→ **EXERCISE OBJECTIVE**:
Transcribe only the part of the material below that begins at the line containing "Recreate this image" and ends at the line containing "label_pos = [(0.39, 1e4), (30.0, 1e2), (3.0, 0.2)]", with both kept and images left out.
--------
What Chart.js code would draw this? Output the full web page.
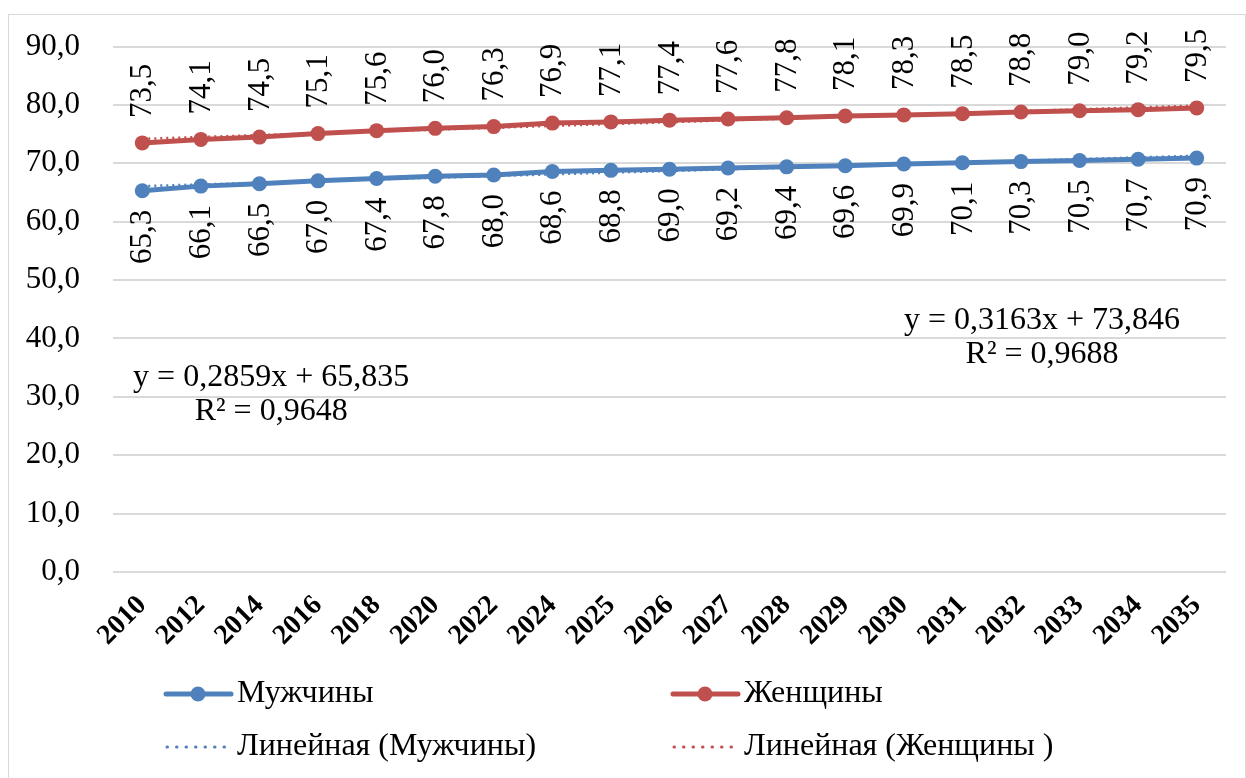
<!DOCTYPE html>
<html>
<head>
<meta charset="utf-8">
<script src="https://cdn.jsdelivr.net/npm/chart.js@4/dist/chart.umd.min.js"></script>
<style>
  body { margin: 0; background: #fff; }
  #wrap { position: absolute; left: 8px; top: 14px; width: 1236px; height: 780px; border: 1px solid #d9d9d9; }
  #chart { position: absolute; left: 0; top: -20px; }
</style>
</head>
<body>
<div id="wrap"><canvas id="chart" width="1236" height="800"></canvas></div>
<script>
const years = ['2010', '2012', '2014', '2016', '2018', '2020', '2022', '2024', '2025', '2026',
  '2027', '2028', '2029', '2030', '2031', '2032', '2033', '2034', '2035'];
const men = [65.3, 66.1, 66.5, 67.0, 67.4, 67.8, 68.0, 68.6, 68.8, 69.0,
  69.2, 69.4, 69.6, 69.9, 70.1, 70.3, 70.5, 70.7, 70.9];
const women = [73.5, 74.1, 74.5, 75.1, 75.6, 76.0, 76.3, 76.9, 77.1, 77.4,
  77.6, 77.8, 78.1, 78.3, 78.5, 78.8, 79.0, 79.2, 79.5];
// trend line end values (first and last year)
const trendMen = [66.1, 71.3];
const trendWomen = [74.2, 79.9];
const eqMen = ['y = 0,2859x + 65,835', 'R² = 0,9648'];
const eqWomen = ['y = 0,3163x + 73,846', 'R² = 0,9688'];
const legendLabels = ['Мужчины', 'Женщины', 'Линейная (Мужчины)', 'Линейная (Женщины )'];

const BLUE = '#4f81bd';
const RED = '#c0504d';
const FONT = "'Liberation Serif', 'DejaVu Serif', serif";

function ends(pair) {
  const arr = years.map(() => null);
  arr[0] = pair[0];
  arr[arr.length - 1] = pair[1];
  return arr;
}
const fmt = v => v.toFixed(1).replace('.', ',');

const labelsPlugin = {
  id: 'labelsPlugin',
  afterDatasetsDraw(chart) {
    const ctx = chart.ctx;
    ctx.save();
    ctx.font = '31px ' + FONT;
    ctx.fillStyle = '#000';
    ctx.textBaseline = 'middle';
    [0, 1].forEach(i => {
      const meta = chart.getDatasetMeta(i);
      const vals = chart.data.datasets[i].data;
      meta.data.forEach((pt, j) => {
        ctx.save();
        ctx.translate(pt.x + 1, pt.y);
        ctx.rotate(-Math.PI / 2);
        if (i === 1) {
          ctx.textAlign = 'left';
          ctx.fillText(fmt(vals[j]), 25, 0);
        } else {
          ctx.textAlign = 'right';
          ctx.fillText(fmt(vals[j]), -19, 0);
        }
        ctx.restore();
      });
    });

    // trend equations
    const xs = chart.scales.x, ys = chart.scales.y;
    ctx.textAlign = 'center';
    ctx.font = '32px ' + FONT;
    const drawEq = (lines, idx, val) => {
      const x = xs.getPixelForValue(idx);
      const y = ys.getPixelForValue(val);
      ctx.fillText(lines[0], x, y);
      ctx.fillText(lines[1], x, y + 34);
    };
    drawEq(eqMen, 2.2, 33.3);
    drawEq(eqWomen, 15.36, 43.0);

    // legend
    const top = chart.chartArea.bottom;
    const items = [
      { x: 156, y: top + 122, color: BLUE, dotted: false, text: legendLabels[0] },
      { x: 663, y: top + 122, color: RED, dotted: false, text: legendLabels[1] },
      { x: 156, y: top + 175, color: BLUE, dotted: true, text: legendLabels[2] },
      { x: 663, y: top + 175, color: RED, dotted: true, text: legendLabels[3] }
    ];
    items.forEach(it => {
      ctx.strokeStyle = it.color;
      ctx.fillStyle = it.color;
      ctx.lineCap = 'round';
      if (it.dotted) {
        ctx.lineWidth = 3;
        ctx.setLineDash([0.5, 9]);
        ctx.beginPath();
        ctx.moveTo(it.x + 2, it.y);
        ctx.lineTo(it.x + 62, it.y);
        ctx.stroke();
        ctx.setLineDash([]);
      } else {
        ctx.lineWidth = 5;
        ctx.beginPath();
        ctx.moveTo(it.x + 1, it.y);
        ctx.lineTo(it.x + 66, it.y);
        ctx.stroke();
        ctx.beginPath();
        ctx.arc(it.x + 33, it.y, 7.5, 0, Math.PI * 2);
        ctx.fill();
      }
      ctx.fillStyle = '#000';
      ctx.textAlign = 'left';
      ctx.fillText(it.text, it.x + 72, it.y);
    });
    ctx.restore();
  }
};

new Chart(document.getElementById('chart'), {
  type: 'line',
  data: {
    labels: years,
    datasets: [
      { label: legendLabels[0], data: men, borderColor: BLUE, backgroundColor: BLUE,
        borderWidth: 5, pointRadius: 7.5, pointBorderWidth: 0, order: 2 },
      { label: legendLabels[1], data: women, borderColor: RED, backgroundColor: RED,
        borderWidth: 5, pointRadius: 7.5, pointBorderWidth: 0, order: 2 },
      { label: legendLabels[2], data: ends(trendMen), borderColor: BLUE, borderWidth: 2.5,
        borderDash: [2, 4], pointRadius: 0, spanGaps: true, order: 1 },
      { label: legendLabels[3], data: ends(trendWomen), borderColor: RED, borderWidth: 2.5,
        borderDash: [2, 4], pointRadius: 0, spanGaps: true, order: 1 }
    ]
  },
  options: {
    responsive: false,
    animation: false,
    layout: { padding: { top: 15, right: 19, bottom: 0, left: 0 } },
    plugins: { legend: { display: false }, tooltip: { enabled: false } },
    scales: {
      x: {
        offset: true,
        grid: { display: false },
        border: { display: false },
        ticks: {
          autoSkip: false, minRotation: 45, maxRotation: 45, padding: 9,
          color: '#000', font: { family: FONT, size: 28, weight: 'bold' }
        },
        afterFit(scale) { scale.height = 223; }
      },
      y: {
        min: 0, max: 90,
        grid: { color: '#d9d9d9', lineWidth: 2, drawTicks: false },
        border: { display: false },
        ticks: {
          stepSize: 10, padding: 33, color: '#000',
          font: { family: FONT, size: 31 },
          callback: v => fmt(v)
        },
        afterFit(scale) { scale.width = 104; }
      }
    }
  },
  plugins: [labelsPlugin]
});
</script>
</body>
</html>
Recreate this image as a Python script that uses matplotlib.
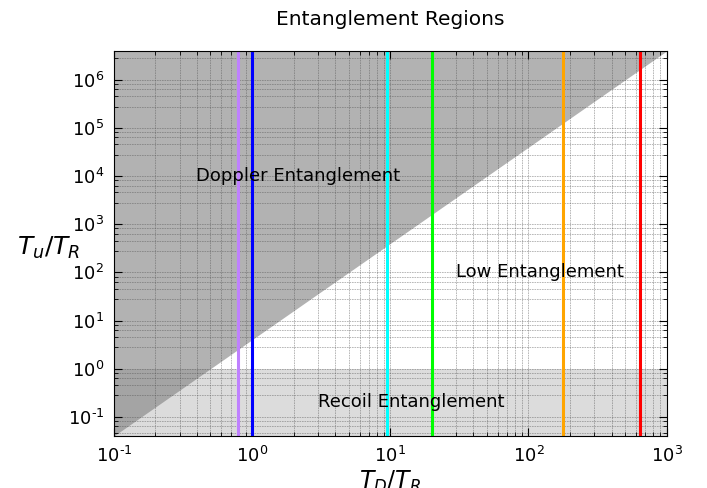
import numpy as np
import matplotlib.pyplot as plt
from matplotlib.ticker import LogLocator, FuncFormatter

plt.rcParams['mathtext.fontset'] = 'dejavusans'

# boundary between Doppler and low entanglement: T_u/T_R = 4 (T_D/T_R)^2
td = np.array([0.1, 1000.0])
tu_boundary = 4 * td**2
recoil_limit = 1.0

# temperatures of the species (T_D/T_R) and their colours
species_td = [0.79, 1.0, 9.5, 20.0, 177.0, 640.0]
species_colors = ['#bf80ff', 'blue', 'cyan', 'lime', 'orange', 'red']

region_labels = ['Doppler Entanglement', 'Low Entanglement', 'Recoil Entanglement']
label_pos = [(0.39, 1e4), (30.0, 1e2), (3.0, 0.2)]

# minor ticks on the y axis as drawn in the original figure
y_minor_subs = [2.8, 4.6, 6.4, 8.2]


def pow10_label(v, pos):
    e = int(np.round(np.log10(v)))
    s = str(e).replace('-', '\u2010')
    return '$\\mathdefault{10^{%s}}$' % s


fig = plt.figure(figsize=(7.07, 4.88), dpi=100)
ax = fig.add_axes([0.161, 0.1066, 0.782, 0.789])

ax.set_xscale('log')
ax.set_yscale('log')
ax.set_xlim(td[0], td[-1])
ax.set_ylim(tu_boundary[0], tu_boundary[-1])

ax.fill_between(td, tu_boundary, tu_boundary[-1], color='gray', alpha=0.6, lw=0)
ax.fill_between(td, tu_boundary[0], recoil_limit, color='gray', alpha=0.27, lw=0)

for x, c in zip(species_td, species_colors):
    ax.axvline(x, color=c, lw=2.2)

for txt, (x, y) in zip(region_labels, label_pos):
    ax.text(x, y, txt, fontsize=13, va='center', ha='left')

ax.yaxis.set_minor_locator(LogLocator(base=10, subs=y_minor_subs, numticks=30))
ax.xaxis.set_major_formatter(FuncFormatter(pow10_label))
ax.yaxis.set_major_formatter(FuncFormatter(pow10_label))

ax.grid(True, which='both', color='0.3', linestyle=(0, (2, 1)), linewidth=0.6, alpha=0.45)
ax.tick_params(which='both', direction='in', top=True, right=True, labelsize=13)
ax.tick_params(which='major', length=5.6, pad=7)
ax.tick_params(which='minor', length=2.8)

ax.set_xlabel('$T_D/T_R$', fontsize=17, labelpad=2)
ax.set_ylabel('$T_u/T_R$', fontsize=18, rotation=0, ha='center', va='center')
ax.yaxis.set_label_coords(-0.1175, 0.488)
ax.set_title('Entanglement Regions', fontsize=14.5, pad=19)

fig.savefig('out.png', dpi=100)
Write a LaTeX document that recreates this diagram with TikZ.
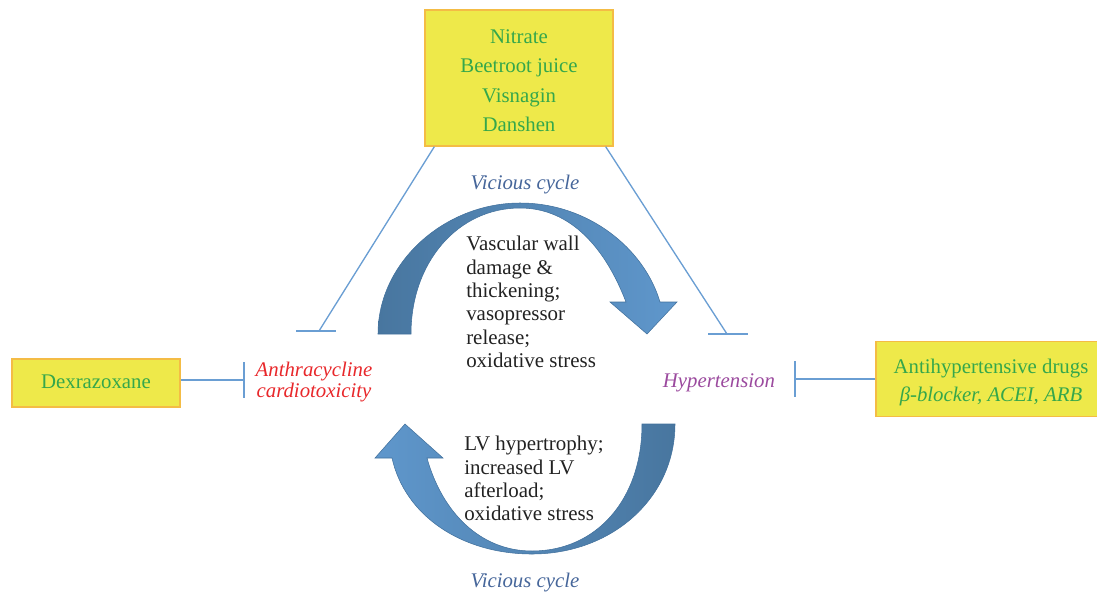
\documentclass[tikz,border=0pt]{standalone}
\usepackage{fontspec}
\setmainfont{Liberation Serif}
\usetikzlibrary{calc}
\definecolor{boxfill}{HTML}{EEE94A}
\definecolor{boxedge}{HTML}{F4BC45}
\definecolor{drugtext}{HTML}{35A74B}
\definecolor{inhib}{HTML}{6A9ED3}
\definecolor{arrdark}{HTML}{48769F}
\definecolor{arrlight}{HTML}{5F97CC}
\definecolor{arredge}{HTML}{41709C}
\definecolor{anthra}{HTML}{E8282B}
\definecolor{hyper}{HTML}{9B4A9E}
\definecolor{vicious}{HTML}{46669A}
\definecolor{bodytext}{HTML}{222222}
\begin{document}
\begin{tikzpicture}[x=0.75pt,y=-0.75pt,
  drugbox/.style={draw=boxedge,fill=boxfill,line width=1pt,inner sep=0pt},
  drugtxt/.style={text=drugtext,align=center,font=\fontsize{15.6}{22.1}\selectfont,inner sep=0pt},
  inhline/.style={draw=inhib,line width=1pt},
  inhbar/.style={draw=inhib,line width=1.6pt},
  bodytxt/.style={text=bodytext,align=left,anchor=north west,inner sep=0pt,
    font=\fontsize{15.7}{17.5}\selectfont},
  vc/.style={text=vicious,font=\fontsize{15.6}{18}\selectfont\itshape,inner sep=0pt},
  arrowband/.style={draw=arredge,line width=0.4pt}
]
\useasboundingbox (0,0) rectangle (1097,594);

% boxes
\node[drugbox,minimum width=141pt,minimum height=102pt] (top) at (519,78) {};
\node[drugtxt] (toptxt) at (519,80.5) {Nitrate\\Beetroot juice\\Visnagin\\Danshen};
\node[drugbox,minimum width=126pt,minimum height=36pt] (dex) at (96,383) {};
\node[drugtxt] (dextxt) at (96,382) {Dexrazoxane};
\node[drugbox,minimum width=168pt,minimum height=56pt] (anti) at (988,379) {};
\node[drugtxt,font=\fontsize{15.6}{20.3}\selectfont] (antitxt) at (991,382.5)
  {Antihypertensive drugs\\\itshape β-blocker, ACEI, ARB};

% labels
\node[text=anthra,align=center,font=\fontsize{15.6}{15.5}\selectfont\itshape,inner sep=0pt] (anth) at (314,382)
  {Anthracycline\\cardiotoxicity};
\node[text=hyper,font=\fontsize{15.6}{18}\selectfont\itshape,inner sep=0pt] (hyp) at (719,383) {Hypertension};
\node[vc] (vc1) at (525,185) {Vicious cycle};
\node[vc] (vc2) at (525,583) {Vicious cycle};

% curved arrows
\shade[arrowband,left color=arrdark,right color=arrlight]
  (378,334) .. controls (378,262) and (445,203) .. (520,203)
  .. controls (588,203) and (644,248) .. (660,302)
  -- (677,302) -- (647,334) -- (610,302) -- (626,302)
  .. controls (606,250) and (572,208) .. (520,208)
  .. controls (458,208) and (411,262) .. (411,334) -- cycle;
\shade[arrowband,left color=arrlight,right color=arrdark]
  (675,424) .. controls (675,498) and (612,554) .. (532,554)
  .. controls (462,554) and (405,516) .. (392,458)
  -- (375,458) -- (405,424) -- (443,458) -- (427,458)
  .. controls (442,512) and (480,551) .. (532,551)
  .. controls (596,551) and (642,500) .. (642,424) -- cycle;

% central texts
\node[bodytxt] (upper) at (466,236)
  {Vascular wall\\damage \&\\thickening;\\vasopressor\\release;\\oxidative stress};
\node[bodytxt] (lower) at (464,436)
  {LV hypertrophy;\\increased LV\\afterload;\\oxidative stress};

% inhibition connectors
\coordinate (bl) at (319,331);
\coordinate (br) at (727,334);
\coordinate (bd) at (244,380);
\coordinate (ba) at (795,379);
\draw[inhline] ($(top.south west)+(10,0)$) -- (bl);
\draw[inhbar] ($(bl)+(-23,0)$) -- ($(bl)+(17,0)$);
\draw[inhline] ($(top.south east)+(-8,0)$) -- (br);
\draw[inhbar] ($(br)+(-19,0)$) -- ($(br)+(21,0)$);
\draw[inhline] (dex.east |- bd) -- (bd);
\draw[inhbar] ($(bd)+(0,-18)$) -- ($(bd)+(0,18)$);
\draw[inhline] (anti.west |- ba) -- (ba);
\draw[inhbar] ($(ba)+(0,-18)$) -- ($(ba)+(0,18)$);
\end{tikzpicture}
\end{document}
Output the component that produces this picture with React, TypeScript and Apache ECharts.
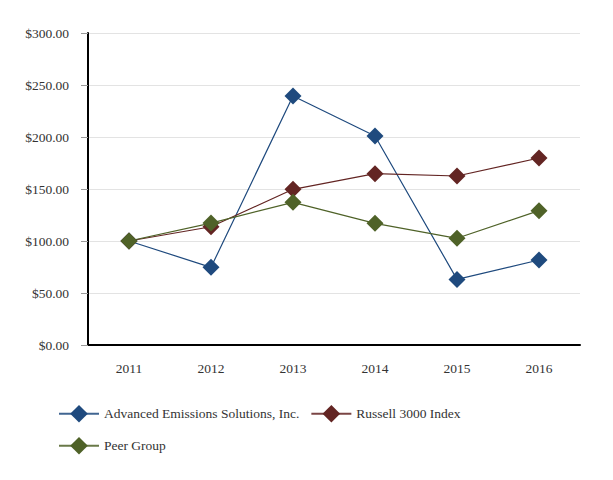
--------
→ **FINAL RESULT**:
Recreate this image as a Python script that uses matplotlib.
import numpy as np
import matplotlib.pyplot as plt
from matplotlib.ticker import LogLocator, FuncFormatter

plt.rcParams['mathtext.fontset'] = 'dejavusans'

# boundary between Doppler and low entanglement: T_u/T_R = 4 (T_D/T_R)^2
td = np.array([0.1, 1000.0])
tu_boundary = 4 * td**2
recoil_limit = 1.0

# temperatures of the species (T_D/T_R) and their colours
species_td = [0.79, 1.0, 9.5, 20.0, 177.0, 640.0]
species_colors = ['#bf80ff', 'blue', 'cyan', 'lime', 'orange', 'red']

region_labels = ['Doppler Entanglement', 'Low Entanglement', 'Recoil Entanglement']
label_pos = [(0.39, 1e4), (30.0, 1e2), (3.0, 0.2)]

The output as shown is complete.